── Information shown ──
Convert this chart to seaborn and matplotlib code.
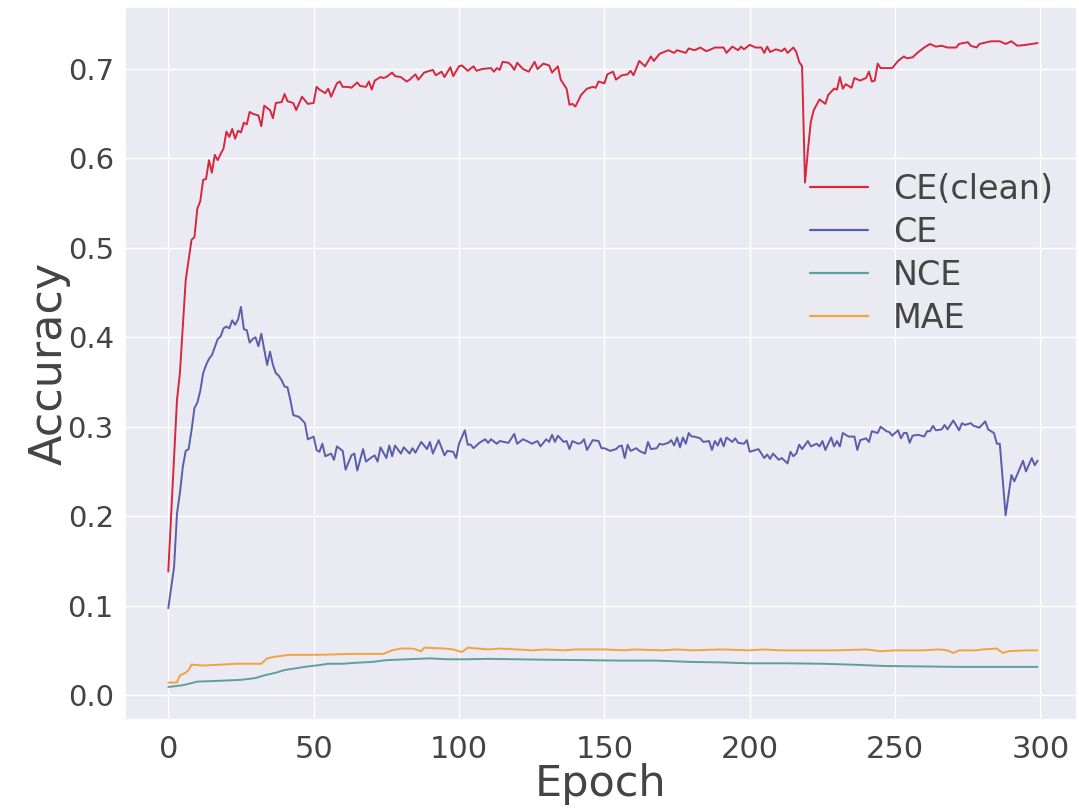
import numpy as np
import pandas as pd
import matplotlib
matplotlib.use("Agg")
import matplotlib.pyplot as plt
import seaborn as sns

# ---------------- data (epoch, accuracy) ----------------
ce_clean = [(0,0.138),(3,0.330),(4,0.360),(6,0.464),(8,0.509),(9,0.512),(10,0.544),(11,0.552),(12,0.576),(13,0.577),
    (14,0.598),(15,0.584),(16,0.604),(17,0.598),(18,0.605),(19,0.611),(20,0.630),(21,0.624),(22,0.633),(23,0.622),
    (24,0.631),(25,0.629),(26,0.640),(27,0.638),(28,0.652),(29,0.650),(31,0.648),(32,0.636),(33,0.659),(35,0.654),
    (36,0.645),(37,0.662),(39,0.663),(40,0.672),(41,0.664),(43,0.662),(44,0.654),(46,0.669),(48,0.661),(50,0.662),
    (51,0.680),(52,0.677),(54,0.673),(55,0.678),(56,0.669),(58,0.684),(59,0.686),(60,0.680),(62,0.680),(63,0.679),
    (65,0.685),(66,0.681),(68,0.680),(69,0.686),(70,0.677),(71,0.687),(73,0.691),(74,0.690),(75,0.691),(77,0.696),
    (78,0.692),(80,0.691),(82,0.686),(83,0.688),(85,0.694),(86,0.688),(88,0.696),(89,0.697),(91,0.699),(92,0.693),
    (94,0.697),(95,0.691),(97,0.702),(98,0.692),(100,0.703),(101,0.704),(103,0.698),(105,0.703),(106,0.698),
    (108,0.700),(111,0.701),(112,0.697),(113,0.701),(114,0.699),(115,0.708),(117,0.707),(118,0.704),(119,0.699),
    (120,0.707),(122,0.700),(124,0.697),(126,0.708),(127,0.700),(129,0.706),(131,0.704),(132,0.696),(134,0.703),
    (135,0.688),(137,0.678),(138,0.660),(139,0.661),(140,0.658),(142,0.671),(144,0.678),(146,0.680),(147,0.679),
    (148,0.686),(150,0.684),(151,0.694),(153,0.697),(154,0.688),(156,0.693),(158,0.694),(159,0.698),(160,0.693),
    (162,0.709),(164,0.703),(166,0.714),(167,0.709),(169,0.717),(172,0.721),(174,0.718),(175,0.721),(178,0.718),
    (179,0.723),(181,0.721),(183,0.724),(185,0.720),(186,0.721),(188,0.724),(191,0.724),(192,0.718),(194,0.725),
    (196,0.721),(197,0.725),(198,0.722),(200,0.727),(202,0.724),(204,0.724),(205,0.718),(206,0.725),(207,0.719),
    (209,0.722),(211,0.720),(212,0.723),(213,0.718),(215,0.724),(216,0.719),(217,0.708),(218,0.703),(219,0.573),
    (220,0.609),(221,0.641),(222,0.654),(224,0.666),(226,0.661),(227,0.671),(229,0.678),(230,0.677),(231,0.691),
    (232,0.678),(233,0.683),(235,0.679),(236,0.690),(238,0.687),(240,0.690),(241,0.697),(242,0.686),(243,0.687),
    (244,0.706),(245,0.701),(247,0.701),(249,0.701),(251,0.709),(253,0.714),(254,0.712),(256,0.713),(258,0.719),
    (260,0.724),(262,0.728),(264,0.725),(266,0.726),(268,0.724),(271,0.724),(272,0.728),(275,0.730),(276,0.726),
    (278,0.724),(279,0.728),(283,0.731),(286,0.731),(288,0.728),(290,0.731),(292,0.726),(295,0.727),(297,0.728),
    (299,0.729)]

ce = [(0,0.097),(2,0.143),(3,0.203),(4,0.226),(5,0.255),(6,0.273),(7,0.275),(8,0.296),(9,0.321),(10,0.327),
    (11,0.340),(12,0.360),(13,0.369),(14,0.376),(15,0.380),(16,0.389),(17,0.398),(18,0.401),(19,0.410),(20,0.412),
    (21,0.410),(22,0.419),(23,0.414),(24,0.420),(25,0.434),(26,0.409),(27,0.408),(28,0.394),(29,0.398),(30,0.400),
    (31,0.390),(32,0.404),(34,0.369),(35,0.384),(36,0.369),(37,0.360),(38,0.357),(39,0.352),(40,0.345),(41,0.344),
    (42,0.330),(43,0.313),(44,0.312),(45,0.311),(47,0.304),(48,0.286),(50,0.289),(51,0.274),(52,0.272),(53,0.281),
    (54,0.267),(56,0.270),(57,0.263),(58,0.278),(60,0.273),(61,0.252),(63,0.268),(64,0.270),(65,0.251),(67,0.275),
    (68,0.261),(70,0.266),(71,0.268),(72,0.261),(73,0.277),(75,0.265),(76,0.279),(77,0.267),(78,0.279),(80,0.270),
    (81,0.277),(83,0.270),(84,0.276),(85,0.271),(87,0.283),(89,0.275),(90,0.283),(91,0.270),(93,0.285),(95,0.268),
    (96,0.273),(98,0.272),(99,0.265),(100,0.281),(102,0.296),(103,0.280),(104,0.280),(105,0.276),(107,0.282),
    (109,0.286),(110,0.282),(111,0.286),(113,0.281),(114,0.284),(117,0.282),(119,0.292),(120,0.281),(122,0.286),
    (124,0.283),(125,0.281),(127,0.284),(128,0.278),(130,0.286),(131,0.283),(132,0.291),(133,0.283),(134,0.290),
    (136,0.283),(137,0.284),(138,0.275),(139,0.284),(141,0.281),(142,0.282),(143,0.286),(144,0.274),(146,0.285),
    (148,0.284),(149,0.276),(150,0.276),(152,0.273),(154,0.275),(155,0.278),(156,0.279),(157,0.265),(158,0.280),
    (159,0.273),(161,0.276),(162,0.273),(164,0.270),(165,0.283),(166,0.275),(168,0.276),(169,0.281),(170,0.280),
    (172,0.282),(173,0.285),(174,0.279),(175,0.288),(176,0.277),(177,0.288),(178,0.281),(179,0.293),(180,0.289),
    (181,0.289),(183,0.287),(184,0.283),(186,0.284),(187,0.274),(188,0.284),(189,0.279),(190,0.287),(191,0.278),
    (192,0.288),(194,0.283),(195,0.287),(196,0.282),(198,0.281),(199,0.285),(200,0.272),(201,0.273),(203,0.275),
    (205,0.265),(206,0.269),(207,0.264),(208,0.270),(210,0.263),(211,0.265),(213,0.259),(214,0.272),(215,0.267),
    (216,0.270),(217,0.280),(218,0.275),(220,0.284),(221,0.278),(223,0.281),(224,0.278),(225,0.284),(226,0.274),
    (228,0.288),(229,0.278),(230,0.284),(231,0.278),(232,0.293),(234,0.289),(236,0.289),(237,0.274),(238,0.285),
    (240,0.287),(241,0.283),(242,0.295),(244,0.293),(245,0.300),(247,0.295),(248,0.294),(249,0.290),(251,0.296),
    (252,0.287),(253,0.293),(254,0.293),(255,0.282),(256,0.290),(258,0.291),(260,0.289),(261,0.295),(262,0.295),
    (263,0.301),(264,0.296),(266,0.297),(267,0.302),(268,0.297),(270,0.307),(272,0.296),(273,0.304),(274,0.302),
    (276,0.304),(277,0.301),(279,0.299),(281,0.306),(282,0.297),(284,0.293),(285,0.281),(286,0.281),(288,0.201),
    (290,0.246),(291,0.239),(294,0.262),(295,0.250),(297,0.265),(298,0.257),(299,0.262)]

nce = [(0,0.009),(5,0.011),(10,0.015),(18,0.016),(25,0.017),(30,0.019),(33,0.022),(37,0.025),(40,0.028),(44,0.030),
    (48,0.032),(52,0.0335),(55,0.035),(60,0.035),(64,0.036),(70,0.037),(75,0.039),(82,0.040),(90,0.041),(96,0.040),
    (102,0.040),(110,0.0405),(120,0.040),(130,0.0395),(145,0.039),(155,0.0385),(168,0.0385),(180,0.037),
    (190,0.0365),(200,0.0355),(212,0.0355),(225,0.035),(235,0.034),(246,0.0325),(259,0.032),(271,0.0315),
    (285,0.0315),(299,0.0315)]

mae = [(0,0.014),(3,0.014),(4,0.022),(6,0.025),(7,0.028),(8,0.034),(12,0.033),(18,0.034),(23,0.035),(32,0.035),
    (34,0.041),(37,0.043),(42,0.045),(52,0.045),(63,0.046),(74,0.046),(77,0.050),(80,0.052),(84,0.052),(87,0.049),
    (88,0.053),(95,0.052),(98,0.051),(101,0.048),(103,0.053),(110,0.051),(114,0.052),(120,0.051),(125,0.050),
    (130,0.051),(136,0.050),(140,0.051),(150,0.051),(157,0.050),(160,0.051),(170,0.050),(175,0.051),(180,0.050),
    (190,0.051),(200,0.050),(205,0.051),(210,0.050),(220,0.050),(230,0.050),(240,0.051),(245,0.049),(250,0.050),
    (260,0.050),(265,0.051),(268,0.050),(270,0.047),(272,0.050),(278,0.050),(280,0.051),(285,0.052),(287,0.047),
    (289,0.049),(295,0.050),(299,0.050)]

series_names = ["CE(clean)", "CE", "NCE", "MAE"]
series_colors = ["#d7263d", "#5a5eaa", "#5f9ea0", "#f5a142"]
x_ticks = [0, 50, 100, 150, 200, 250, 300]
y_ticks = [0.0, 0.1, 0.2, 0.3, 0.4, 0.5, 0.6, 0.7]

# ---------------- build tidy frame ----------------
frames = []
for name, pts in zip(series_names, [ce_clean, ce, nce, mae]):
    d = pd.DataFrame(pts, columns=["Epoch", "Accuracy"])
    d["Loss"] = name
    frames.append(d)
df = pd.concat(frames, ignore_index=True)

# ---------------- plot ----------------
sns.set_theme(style="darkgrid")
plt.rcParams["font.family"] = ["DejaVu Sans"]

fig = plt.figure(figsize=(10.79, 8.10), dpi=100)
ax = fig.add_axes([0.1158, 0.111, 0.8822, 0.880])

sns.lineplot(data=df, x="Epoch", y="Accuracy", hue="Loss", hue_order=series_names,
             palette=series_colors, linewidth=1.4, ax=ax, estimator=None, sort=True)

ax.set_xlim(-14.9, 312.5)
ax.set_ylim(-0.028, 0.769)
ax.set_xticks(x_ticks)
ax.set_yticks(y_ticks)
ax.set_yticklabels([f"{v:.1f}" for v in y_ticks])
ax.tick_params(axis="y", labelsize=21, colors="#444444", pad=2)
ax.tick_params(axis="x", labelsize=22, colors="#444444", pad=5)
ax.set_xlabel("Epoch", fontsize=31, color="#444444", labelpad=-1)
ax.set_ylabel("Accuracy", fontsize=32, color="#444444", labelpad=-2)

leg = ax.legend(loc="upper left", bbox_to_anchor=(0.688, 0.81), frameon=False, fontsize=24,
                handlelength=1.75, handletextpad=0.75, labelspacing=0.3)
for t in leg.get_texts():
    t.set_color("#444444")
for h in leg.get_lines():
    h.set_linewidth(1.6)

fig.savefig("out.png", dpi=100)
───
> [What to work on]
Starting at the top of the listing above, please restate word for word each line up to and including the one that holds "import seaborn as sns", omitting every image.

> [Response below]
Convert this chart to seaborn and matplotlib code.
import numpy as np
import pandas as pd
import matplotlib
matplotlib.use("Agg")
import matplotlib.pyplot as plt
import seaborn as sns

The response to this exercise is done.